In VTune Performance Analyzer, there was a column "Calls" in the analysis results that showed the number of calls made to a function.
In VTune Amplifier XE 2011, I no longer can find that column in the Top-Down view.
Is the "Calls" functionality no longer supported?
Sorry! The quick answer is "no".
The reason is technology changed. The VTune Amplifier XE 2011 use statistical call graph method - capture the sample first then know caller. This new technology never records Function's entry and exit, so there is no callcountavailable.
The sampling technique is not very useful for analyzing our applications, because most of the time is spent somewhere deep in third-party libraries. Therefore it is quintessential that we have a correct call graph.
Does the roadmap for VTune Amplifier XE include to add the exact tracing feature that already was part of the original VTune version?
This is a new feature for sampling statistical call graph, not a real call graph in VTune Performance Analyzer. The advantage -overhead is less than call graph in VTune Analyzer!
Thank you for your comments. There are many reasons we moved away from a full call graph. My question to you is, what exactly do you want to use the call graph data for?
In other words, was is used mostly for exploring the application architecture? Was it used to analyze call counts and, therefore, detemine which functions to inline? What other application of this feature did you use, regularly?
The performance values reported by the call graph were only an approximation and the overhead of collected the data usually resulted in an 8x performance degradation of the application. With the new statistical call stack sampling, you have a low overhead method of finding the hottest functions and how they were called.
I have this puzzle too. My own purpose is to know how many times the bottolneck function is called. Currently amplifier reports stack/call-chain as a bottleneck and when you look into the function, cpu time on hot spot is far less. So naturally if I could know how many times a function is called, it's easier to know whether it's the function issue or the design/call-chain issue.
there are at least two reasons, why I would prefer an exact call graph:
First, just by looking at the number of calls, it can be decided very easily and quickly whether or not a function is called more often than the developer intended. This can happen, for example, if a time-consuming function is executed inside a loop even though its result is loop-invariant.
Second, sometimes I want to focus my analysis efforts on a particular function which has almost zero self-time, but most time is consumed by its children.This function will not appear in the bottom-up view; therefore I have no chance to locate that function (see my post "How to find a function by name"). With an exact call graph, Amplifier XE could provide a list of all functions of a class and sort them by name.
I would point out that using the Top-down Tree, you can view the callers of a function and see the total time taken by the caller and all its callees. There are some usability issues that we are aware of and are in the process of trying to address, but the information is there.
Thank you for your request. I have no announcement to make about any new functionality.
I can tell you that if 1ms is not a high enough sampling frequency, you can modify the sample after value for the CPU_CLK_UNHALTED events and increase the sampling rate. A warning! Don't make it too low or you will hang your system. Thus, incrementally decrease the sample after value. For example, if the default is 2000000 for your 2 GHz processor, try 1000000, which will double the amount of data collected and increase the sampling rate to .5 ms.
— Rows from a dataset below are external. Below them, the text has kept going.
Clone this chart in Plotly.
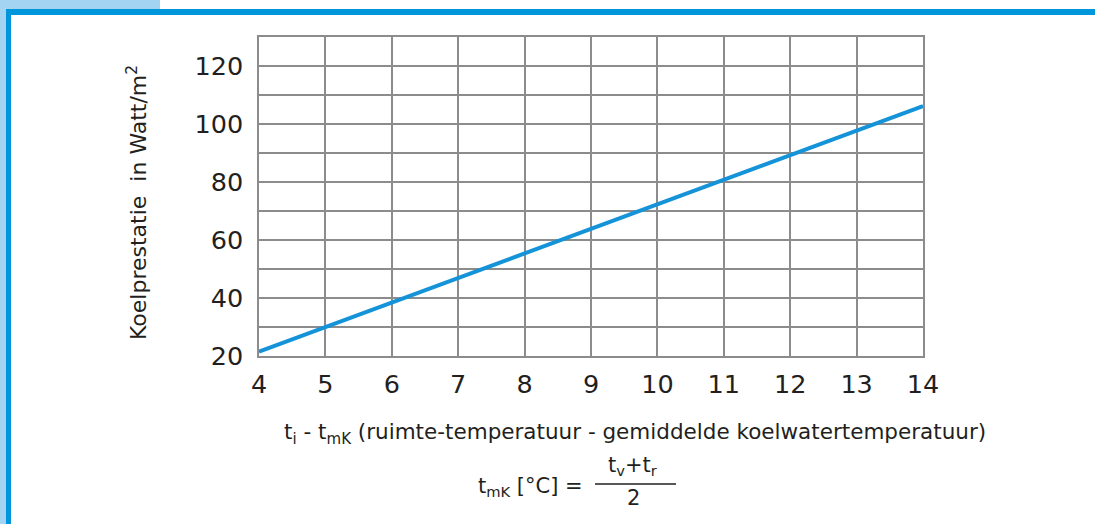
import plotly.graph_objects as go

# data
temp_diff = [4, 5, 6, 7, 8, 9, 10, 11, 12, 13, 14]
cooling_power = [21.5, 30, 38.5, 47, 55.5, 64, 72.5, 81, 89.5, 98, 106.2]
x_ticks = [4, 5, 6, 7, 8, 9, 10, 11, 12, 13, 14]
y_ticks = [20, 40, 60, 80, 100, 120]

W, H = 1095, 524
L, R, T, B = 259, 923, 37, 356
FONT = "DejaVu Sans"
TXT = "#231f20"
GRID = "#8c8c8c"
DARK = "#0096dc"
LIGHT = "#a3d5f3"

def px(x):
    return (x - L) / (R - L)

def py(y):
    return (B - y) / (B - T)

fig = go.Figure()
fig.add_trace(go.Scatter(x=temp_diff, y=cooling_power, mode="lines",
                         line=dict(color="#1493d8", width=4), showlegend=False,
                         hoverinfo="skip"))

shapes = [
    dict(type="rect", xref="paper", yref="paper", x0=px(0), x1=px(160), y0=py(0), y1=py(9),
         fillcolor=LIGHT, line=dict(width=0), layer="below"),
    dict(type="rect", xref="paper", yref="paper", x0=px(0), x1=px(6), y0=py(0), y1=py(H),
         fillcolor=LIGHT, line=dict(width=0), layer="below"),
    dict(type="rect", xref="paper", yref="paper", x0=px(6), x1=px(W), y0=py(9), y1=py(15),
         fillcolor=DARK, line=dict(width=0), layer="below"),
    dict(type="rect", xref="paper", yref="paper", x0=px(6), x1=px(11), y0=py(9), y1=py(H),
         fillcolor=DARK, line=dict(width=0), layer="below"),
    # fraction bar
    dict(type="line", xref="paper", yref="paper", x0=px(595), x1=px(676), y0=py(484), y1=py(484),
         line=dict(color=TXT, width=1.5)),
]

annotations = [
    dict(text="t<sub>i</sub> - t<sub>mK</sub> (ruimte-temperatuur - gemiddelde koelwatertemperatuur)",
         xref="paper", yref="paper", x=px(635), y=py(433), showarrow=False,
         font=dict(family=FONT, size=21.5, color=TXT), xanchor="center", yanchor="middle"),
    dict(text="t<sub>mK</sub> [°C] = ", xref="paper", yref="paper", x=px(476), y=py(487),
         showarrow=False, font=dict(family=FONT, size=21, color=TXT), xanchor="left", yanchor="middle"),
    dict(text="t<sub>v</sub>+t<sub>r</sub>", xref="paper", yref="paper", x=px(633), y=py(466),
         showarrow=False, font=dict(family=FONT, size=21, color=TXT), xanchor="center", yanchor="middle"),
    dict(text="2", xref="paper", yref="paper", x=px(633), y=py(498),
         showarrow=False, font=dict(family=FONT, size=21, color=TXT), xanchor="center", yanchor="middle"),
    dict(text="Koelprestatie  in Watt/m<sup>2</sup>", xref="paper", yref="paper", x=px(137), y=py(203),
         showarrow=False, textangle=-90, font=dict(family=FONT, size=22, color=TXT),
         xanchor="center", yanchor="middle"),
]

fig.update_layout(
    width=W, height=H,
    margin=dict(l=L, r=W - R, t=T, b=H - B, pad=0),
    paper_bgcolor="white", plot_bgcolor="white",
    shapes=shapes, annotations=annotations,
    xaxis=dict(range=[4, 14], tickvals=x_ticks, ticktext=[str(v) for v in x_ticks],
               showgrid=True, gridcolor=GRID, gridwidth=1.5, zeroline=False,
               showline=True, linecolor=GRID, linewidth=1.5, mirror=True,
               ticks="", ticklabelstandoff=5,
               tickfont=dict(family=FONT, size=25.5, color=TXT)),
    yaxis=dict(range=[20, 130], tickvals=y_ticks, ticktext=[str(v) for v in y_ticks],
               showgrid=True, gridcolor=GRID, gridwidth=1.5, zeroline=False,
               showline=True, linecolor=GRID, linewidth=1.5, mirror=True,
               minor=dict(dtick=10, tick0=0, showgrid=True, gridcolor=GRID, gridwidth=1.5),
               ticks="", ticklabelstandoff=9,
               tickfont=dict(family=FONT, size=25.5, color=TXT)),
)

fig.write_html("out.html", config={"displayModeBar": False},
               post_script="document.body.style.margin='0';document.body.style.padding='0';")
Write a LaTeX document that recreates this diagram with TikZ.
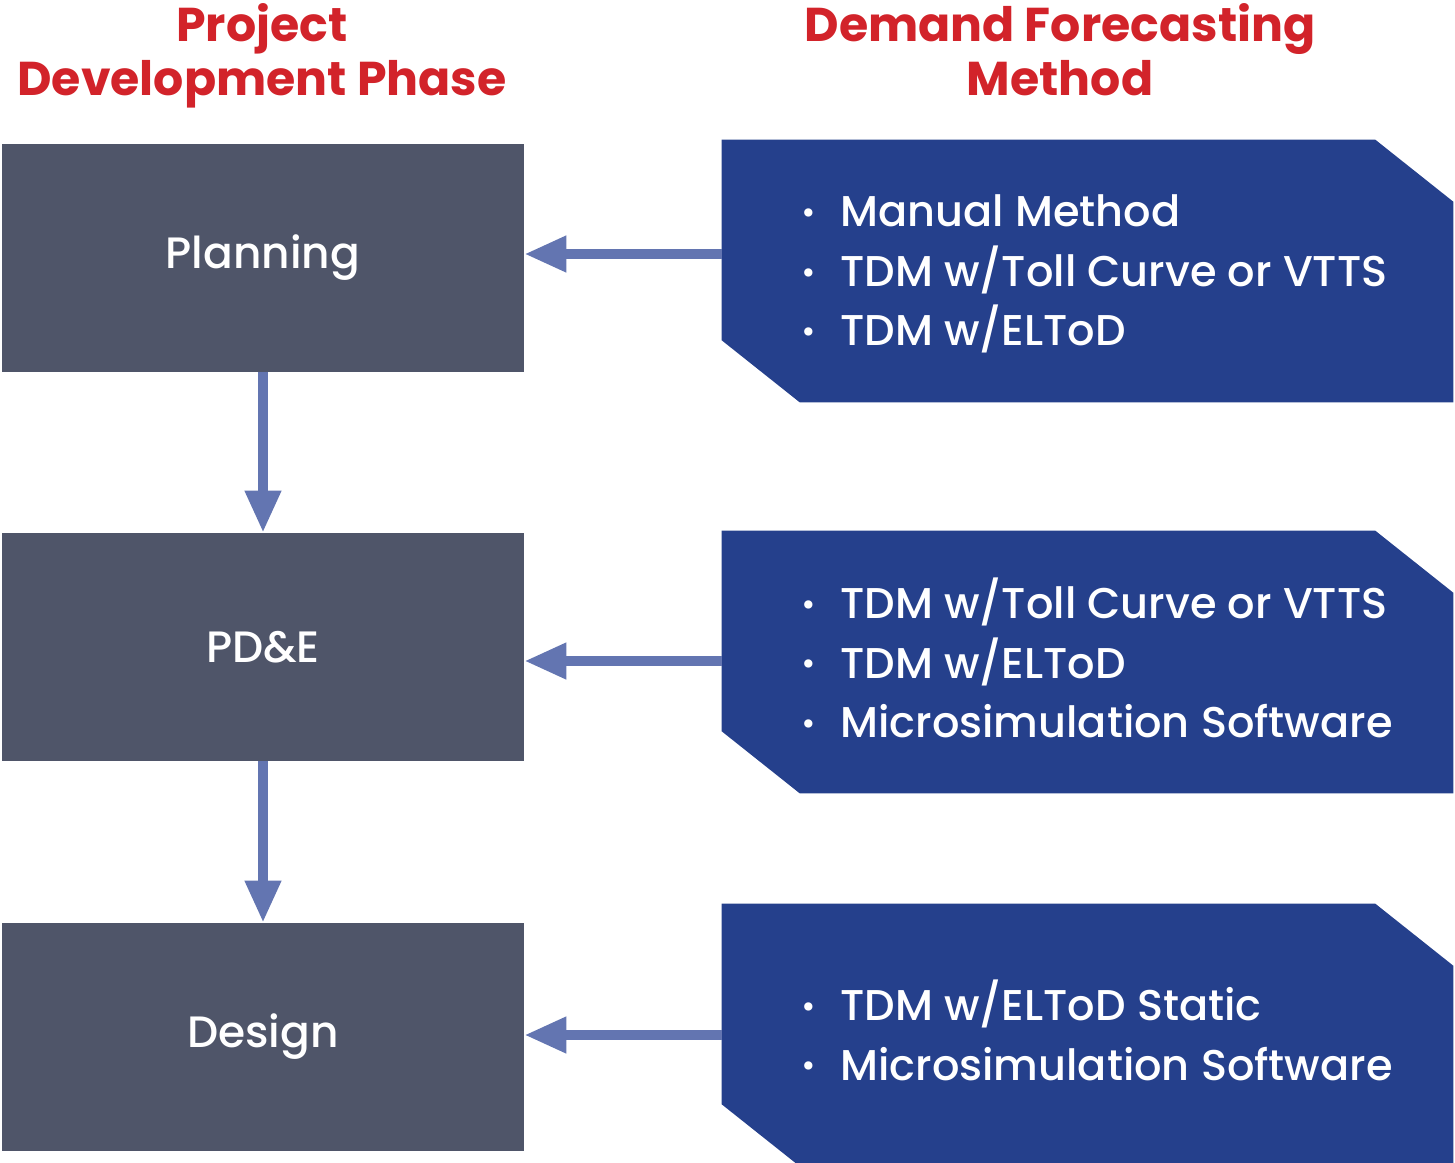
\documentclass[tikz,border=0pt]{standalone}
\usepackage{fontspec}
\setmainfont{Poppins}[UprightFont=* Medium, BoldFont=* Bold]
\usetikzlibrary{arrows.meta,calc}
\definecolor{phasegray}{HTML}{4F5569}
\definecolor{methodblue}{HTML}{25408C}
\definecolor{linkblue}{HTML}{6375B1}
\definecolor{headred}{HTML}{D2232A}
% bullet in front of each method
\newcommand{\itm}{\makebox[0.78cm][l]{\fontsize{18}{18}\selectfont\raisebox{0.1em}{•}}}
% blue box with two cut corners
\newcommand{\methodshape}[1]{%
  \fill[methodblue] (#1.north west) -- ($(#1.north east)+(-78,0)$)
    -- ($(#1.north east)+(0,62)$) -- (#1.south east)
    -- ($(#1.south west)+(78,0)$) -- ($(#1.south west)+(0,-62)$) -- cycle;}
\begin{document}
\begin{tikzpicture}[
        x=0.02cm, y=-0.02cm,
        link/.style={draw=linkblue, line width=5.7pt, -{Triangle[length=0.84cm, width=0.68cm]}}
    ]
    \tikzset{
        heading/.style = {text=headred, align=center, font=\bfseries\fontsize{27}{30.7}\selectfont, inner sep=0pt},
        phasebox/.style = {rectangle, fill=phasegray, text=white, minimum width=10.44cm, minimum height=4.56cm, font=\fontsize{25}{28}\selectfont},
        methodbox/.style = {rectangle, inner sep=0pt, minimum width=14.62cm, minimum height=5.24cm},
        methodtext/.style = {anchor=west, inner sep=0pt, text=white, align=left, font=\fontsize{24.5}{34}\selectfont},
    }
    \useasboundingbox (0,0) rectangle (1455,1163);
    % column headings
    \node[heading] (hphase) at (262,56) {Project\\Development Phase};
    \node[heading] (hmethod) at (1060,50) {Demand Forecasting\\Method};
    % project phases
    \node[phasebox] (plan) at (263,258) {Planning};
    \node[phasebox] (pde) at (263,647) {PD\&E};
    \node[phasebox] (design) at (263,1037) {Design};
    % forecasting methods
    \node[methodbox] (m1) at (1087.5,271) {};
    \node[methodbox] (m2) at (1087.5,662) {};
    \node[methodbox] (m3) at (1087.5,1035) {};
    \methodshape{m1}
    \methodshape{m2}
    \methodshape{m3}
    \node[methodtext] (t1) at (801,274) {\itm Manual Method\\\itm TDM w/Toll Curve or VTTS\\\itm TDM w/ELToD};
    \node[methodtext] (t2) at (801,658) {\itm TDM w/Toll Curve or VTTS\\\itm TDM w/ELToD\\\itm Microsimulation Software};
    \node[methodtext] (t3) at (801,1030) {\itm TDM w/ELToD Static\\\itm Microsimulation Software};
    % arrow starts on the blue boxes
    \coordinate (a1) at (722,254);
    \coordinate (a2) at (722,661);
    \coordinate (a3) at (722,1035);
    % connectors
    \draw[link] (plan.south) -- (pde.north);
    \draw[link] (pde.south) -- (design.north);
    \draw[link] (a1) -- (a1 -| plan.east);
    \draw[link] (a2) -- (a2 -| pde.east);
    \draw[link] (a3) -- (a3 -| design.east);
\end{tikzpicture}
\end{document}
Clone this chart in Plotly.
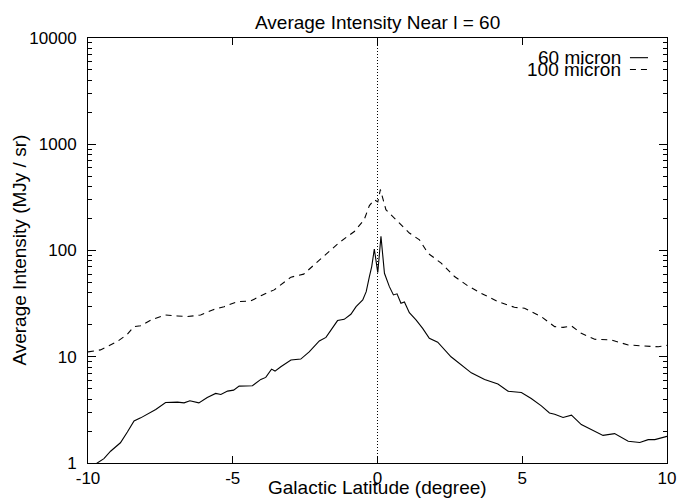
import plotly.graph_objects as go

# 60 micron series
lat60 = [-10.0, -9.85, -9.68, -9.45, -9.22, -8.88, -8.64, -8.41, -8.18, -7.90, -7.66, -7.32,
         -6.91, -6.68, -6.48, -6.17, -5.88, -5.59, -5.41, -5.18, -4.97, -4.78, -4.32, -4.03,
         -3.86, -3.66, -3.54, -3.34, -2.99, -2.65, -2.36, -2.01, -1.78, -1.38, -1.15, -0.92,
         -0.74, -0.51, -0.39, -0.28, -0.20, -0.11, 0.01, 0.12, 0.24, 0.41, 0.55, 0.675, 0.81,
         0.93, 1.10, 1.33, 1.56, 1.79, 2.08, 2.54, 2.89, 3.24, 3.70, 4.16, 4.51, 4.97, 5.31,
         5.66, 5.94, 6.12, 6.41, 6.70, 7.04, 7.33, 7.79, 8.19, 8.66, 9.06, 9.35, 9.58, 9.95, 10.0]
int60 = [0.88, 0.95, 1.0, 1.1, 1.29, 1.55, 1.96, 2.49, 2.66, 2.92, 3.19, 3.71,
         3.74, 3.68, 3.85, 3.68, 4.14, 4.52, 4.41, 4.75, 4.85, 5.29, 5.34, 6.12,
         6.39, 7.65, 7.33, 8.05, 9.31, 9.51, 11.1, 14.1, 15.2, 21.9, 22.5, 25.1,
         29.6, 34.3, 41.0, 56.9, 70.6, 103.0, 62.0, 136.0, 61.0, 45.7, 38.2, 39.1, 31.9,
         32.8, 26.0, 22.2, 18.5, 14.9, 13.7, 10.0, 8.47, 7.06, 6.11, 5.53, 4.74, 4.61, 4.05,
         3.45, 2.96, 2.88, 2.68, 2.82, 2.30, 2.11, 1.82, 1.89, 1.60, 1.56, 1.66, 1.66, 1.76, 1.78]

# 100 micron series
lat100 = [-10.0, -9.57, -8.99, -8.64, -8.42, -8.18, -7.78, -7.32, -6.91, -6.57, -6.11, -5.70,
          -5.30, -4.84, -4.38, -3.97, -3.57, -2.99, -2.55, -2.19, -1.72, -1.32, -0.80, -0.46,
          -0.28, -0.11, 0.01, 0.10, 0.29, 0.70, 1.10, 1.45, 1.74, 2.20, 2.66, 3.12, 3.58,
          4.16, 4.73, 5.08, 5.66, 6.12, 6.41, 6.70, 7.04, 7.50, 8.08, 8.66, 9.23, 9.70, 10.0]
int100 = [11.1, 11.6, 13.9, 16.3, 19.2, 19.6, 22.5, 24.7, 24.2, 23.9, 24.7, 27.6,
          29.6, 33.0, 33.5, 38.2, 42.6, 56.1, 59.9, 73.3, 94.5, 119.0, 151.0, 195.0,
          265.0, 300.0, 287.0, 375.0, 242.0, 188.0, 146.0, 126.0, 94.5, 76.0, 56.9, 46.5, 39.6,
          33.0, 29.2, 28.6, 23.8, 19.2, 18.9, 19.5, 16.6, 14.6, 14.4, 12.9, 12.6, 12.4, 12.8]

x_ticks = [-10, -5, 0, 5, 10]
x_ticklabels = ["-10", "-5", "0", "5", "10"]
y_ticks = [1, 10, 100, 1000, 10000]
y_ticklabels = ["1", "10", "100", "1000", "10000"]
y_minor = [m * 10 ** k for k in range(4) for m in range(2, 10)]

FONT = "Liberation Sans, Arial, Helvetica, sans-serif"
TXT = 19
TICK = 17

fig = go.Figure()
fig.add_trace(go.Scatter(x=lat60, y=int60, mode="lines", name="60 micron",
                         line=dict(color="black", width=1.1), showlegend=False))
fig.add_trace(go.Scatter(x=lat100, y=int100, mode="lines", name="100 micron",
                         line=dict(color="black", width=1.1, dash="6px,5px"), showlegend=False))

# vertical dotted line at 0
fig.add_shape(type="line", xref="x", yref="paper", x0=0, x1=0, y0=0, y1=1,
              line=dict(color="black", width=1, dash="1px,2px"))

# legend keys (text left, line sample right)
fig.add_annotation(text="60 micron", xref="paper", yref="paper", x=0.9226, y=0.953,
                   xanchor="right", yanchor="middle", showarrow=False, borderpad=0,
                   font=dict(family=FONT, size=TXT, color="black"))
fig.add_annotation(text="100 micron", xref="paper", yref="paper", x=0.9226, y=0.925,
                   xanchor="right", yanchor="middle", showarrow=False, borderpad=0,
                   font=dict(family=FONT, size=TXT, color="black"))
fig.add_shape(type="line", xref="paper", yref="paper", x0=0.936, x1=0.9672, y0=0.9537, y1=0.9537,
              line=dict(color="black", width=1.1))
fig.add_shape(type="line", xref="paper", yref="paper", x0=0.936, x1=0.9672, y0=0.926, y1=0.926,
              line=dict(color="black", width=1.1, dash="6px,5px"))

# title and axis titles
fig.add_annotation(text="Average Intensity Near l = 60", xref="paper", yref="paper",
                   x=0.5, y=1.0365, xanchor="center", yanchor="middle", showarrow=False,
                   font=dict(family=FONT, size=TXT, color="black"))
fig.add_annotation(text="Galactic Latitude (degree)", xref="paper", yref="paper",
                   x=0.5, y=-0.0588, xanchor="center", yanchor="middle", showarrow=False,
                   font=dict(family=FONT, size=TXT, color="black"))
fig.add_annotation(text="Average Intensity (MJy / sr)", xref="paper", yref="paper",
                   x=-0.119, y=0.5, xanchor="center", yanchor="middle", showarrow=False,
                   textangle=-90, font=dict(family=FONT, size=TXT, color="black"))

fig.update_xaxes(range=[-10, 10], tickvals=x_ticks, ticktext=x_ticklabels,
                 ticks="inside", ticklen=7, tickcolor="black", tickwidth=1,
                 showline=True, linecolor="black", linewidth=1, mirror="allticks",
                 showgrid=False, zeroline=False, automargin=False,
                 tickfont=dict(family=FONT, size=TICK, color="black"))
fig.update_yaxes(type="log", range=[0, 4], tickvals=y_ticks, ticktext=y_ticklabels,
                 ticks="inside", ticklen=8, tickcolor="black", tickwidth=1,
                 minor=dict(tickvals=y_minor, ticks="inside", ticklen=4, tickcolor="black",
                            tickwidth=1, showgrid=False),
                 showline=True, linecolor="black", linewidth=1, mirror="allticks",
                 showgrid=False, zeroline=False, automargin=False, ticklabelstandoff=7,
                 tickfont=dict(family=FONT, size=TICK, color="black"))

fig.update_layout(template="none", width=682, height=500,
                  margin=dict(l=88, r=15, t=38, b=37),
                  plot_bgcolor="white", paper_bgcolor="white",
                  font=dict(family=FONT, size=TXT, color="black"))

fig.write_html("out.html")
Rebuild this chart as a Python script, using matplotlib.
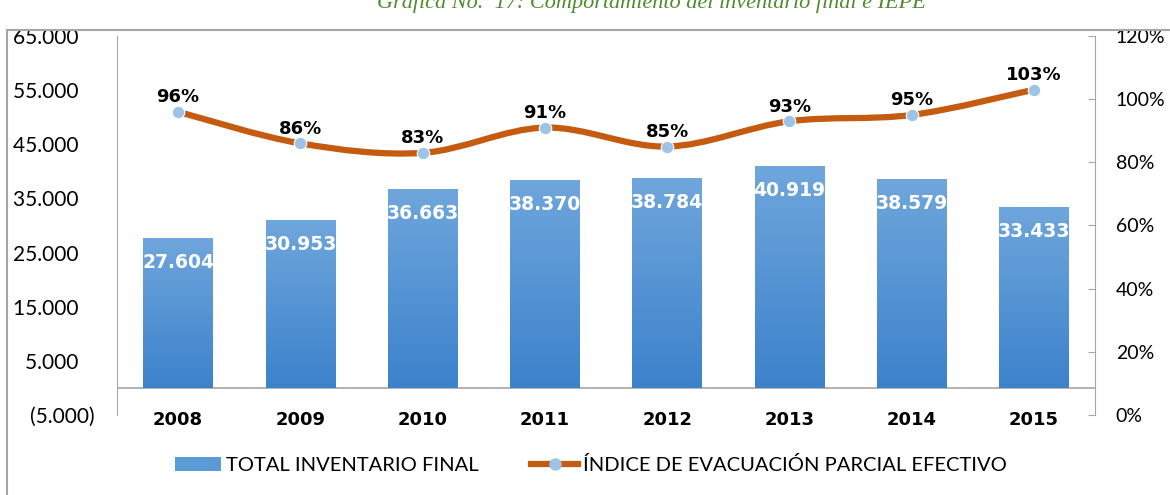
import numpy as np
import matplotlib
matplotlib.use("Agg")
import matplotlib.pyplot as plt
from matplotlib.path import Path
from matplotlib.patches import PathPatch, Rectangle
from matplotlib.lines import Line2D
from matplotlib.ticker import FuncFormatter

years = ["2008", "2009", "2010", "2011", "2012", "2013", "2014", "2015"]
inventario = [27604, 30953, 36663, 38370, 38784, 40919, 38579, 33433]
iepe = [0.96, 0.86, 0.83, 0.91, 0.85, 0.93, 0.95, 1.03]

bar_top = "#6fa6dc"
bar_bot = "#3c82cb"
line_col = "#c55a11"
mark_col = "#9dc3e6"

plt.rcParams["font.family"] = ["Lato", "DejaVu Sans"]

fig = plt.figure(figsize=(11.7, 4.95), dpi=100)
ax = fig.add_axes([117 / 1170, 1 - 415 / 495, (1095 - 117) / 1170, (415 - 36) / 495])
ax2 = ax.twinx()

# outer frame
fig.patches.append(Rectangle((7 / 1170, -0.05), 1.2, 1 - 30 / 495 + 0.05, transform=fig.transFigure,
                             fill=False, edgecolor="#a6a6a6", lw=1.5))
fig.text(0.557, 1 - 3 / 495, "Gráfica No.  17: Comportamiento del inventario final e IEPE",
         ha="center", va="center", fontsize=16, color="#4e8a2e", style="italic",
         family="Liberation Serif")

x = np.arange(len(years))
width = 0.57
bars = ax.bar(x, inventario, width=width, color=bar_bot, zorder=2)
grad = np.linspace(0, 1, 256).reshape(-1, 1)
cmap = matplotlib.colors.LinearSegmentedColormap.from_list("g", [bar_bot, bar_top])
for b in bars:
    im = ax.imshow(grad, cmap=cmap, aspect="auto", origin="lower", zorder=2.1,
                   extent=[b.get_x(), b.get_x() + b.get_width(), 0, b.get_height()])
    im.set_clip_path(b)
for xi, v in zip(x, inventario):
    ax.text(xi, v - 2700, f"{v:,}".replace(",", "."), ha="center", va="top",
            color="white", fontsize=13.5, fontweight="bold", family="DejaVu Sans", zorder=3)


def left_fmt(v, p):
    if v < 0:
        return f"({abs(int(v)):,})".replace(",", ".")
    return f"{int(v):,}".replace(",", ".") + "   "


ax.set_xlim(-0.5, len(years) - 0.5)
ax.set_ylim(-5000, 65000)
ax.set_yticks(np.arange(-5000, 65001, 10000))
ax.yaxis.set_major_formatter(FuncFormatter(left_fmt))
ax.axhline(0, color="#a6a6a6", lw=1.2, zorder=1)
ax.set_xticks(x)
ax.set_xticklabels(years, fontweight="bold", fontsize=13, family="DejaVu Sans")
ax.tick_params(axis="x", length=0, pad=-3)
ax.tick_params(axis="y", length=0, labelsize=15, pad=16)
for s in ["top", "right", "bottom"]:
    ax.spines[s].set_visible(False)
ax.spines["left"].set_color("#a6a6a6")

ax2.set_ylim(0, 1.2)
ax2.set_yticks(np.arange(0, 1.21, 0.2))
ax2.yaxis.set_major_formatter(FuncFormatter(lambda v, p: f"{v * 100:.0f}%"))
ax2.tick_params(axis="y", direction="in", length=5, color="#a6a6a6", labelsize=14, pad=15)
for s in ["top", "left", "bottom"]:
    ax2.spines[s].set_visible(False)
ax2.spines["right"].set_color("#a6a6a6")

# smoothed line through the points (Catmull-Rom style bezier controls)
pts = np.column_stack([x, iepe])
verts = [tuple(pts[0])]
codes = [Path.MOVETO]
n = len(pts)
for i in range(n - 1):
    p0 = pts[max(i - 1, 0)]
    p1 = pts[i]
    p2 = pts[i + 1]
    p3 = pts[min(i + 2, n - 1)]
    c1 = p1 + (p2 - p0) / 6
    c2 = p2 - (p3 - p1) / 6
    verts += [tuple(c1), tuple(c2), tuple(p2)]
    codes += [Path.CURVE4] * 3
ax2.add_patch(PathPatch(Path(verts, codes), fill=False, edgecolor=line_col, lw=4.5,
                        capstyle="round", zorder=4))
ax2.plot(x, iepe, "o", color=mark_col, markersize=9, markeredgecolor="white",
         markeredgewidth=0.8, zorder=5)
for xi, v in zip(x, iepe):
    ax2.text(xi, v + 0.018, f"{v * 100:.0f}%", ha="center", va="bottom", fontsize=13,
             fontweight="bold", family="DejaVu Sans", zorder=6)

handles = [Rectangle((0, 0), 1, 1, facecolor="#5b9bd5"),
           Line2D([0], [0], color=line_col, lw=4.5, marker="o", markersize=8,
                  markerfacecolor=mark_col, markeredgecolor=mark_col)]
fig.legend(handles, ["TOTAL INVENTARIO FINAL", "ÍNDICE DE EVACUACIÓN PARCIAL EFECTIVO"],
           loc="center", bbox_to_anchor=(0.505, 1 - 465 / 495), ncol=2, frameon=False,
           fontsize=14.5, handlelength=2.3, columnspacing=2.6, handletextpad=0.25)

fig.savefig("out.png", dpi=100)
We have found that the 2011 version provides inconsistent results from one run to another, which is clearly attributed to the sampling technique it now uses.
We often do very targetted profiling looking for regressions. It is critical to know how many times a method has been called in order to find out whether or not there is any increase in cpu time or latency. Sampling does not give this, I have no idea if the cpu time refers to 1 sample or 1000 samples.
VTUNE 2011 has a nice comparison tool, but it is only useful if you are confident that you are comparing equivalent profiles.
It is nice that VTUNE 2011 works quicker, but we have found this is not actually an issue when doing detailed profiling as we often do. It doesn't matter much what the msg rates are through the application when profiling at this level.
We are still reliant heavily on using VTUNE 9.1.
Another point on number of calls, is just this information on its own can be very useful. Knowing method B is called 10 times for every invocation of method A is itself very useful in identifying issues in the code.
In my experience, functions with a very high number of calls but a tiny self time are #1 candidate for inlining. Applications with a large code base and many developers tend to hide some of these perls in them.
I wonder if a function that is called a zillion times and a self time of a couple dozens of cycles would show in the current VTune.
Without a full call stack I cannot figure out where is that function is being called from, or how many times.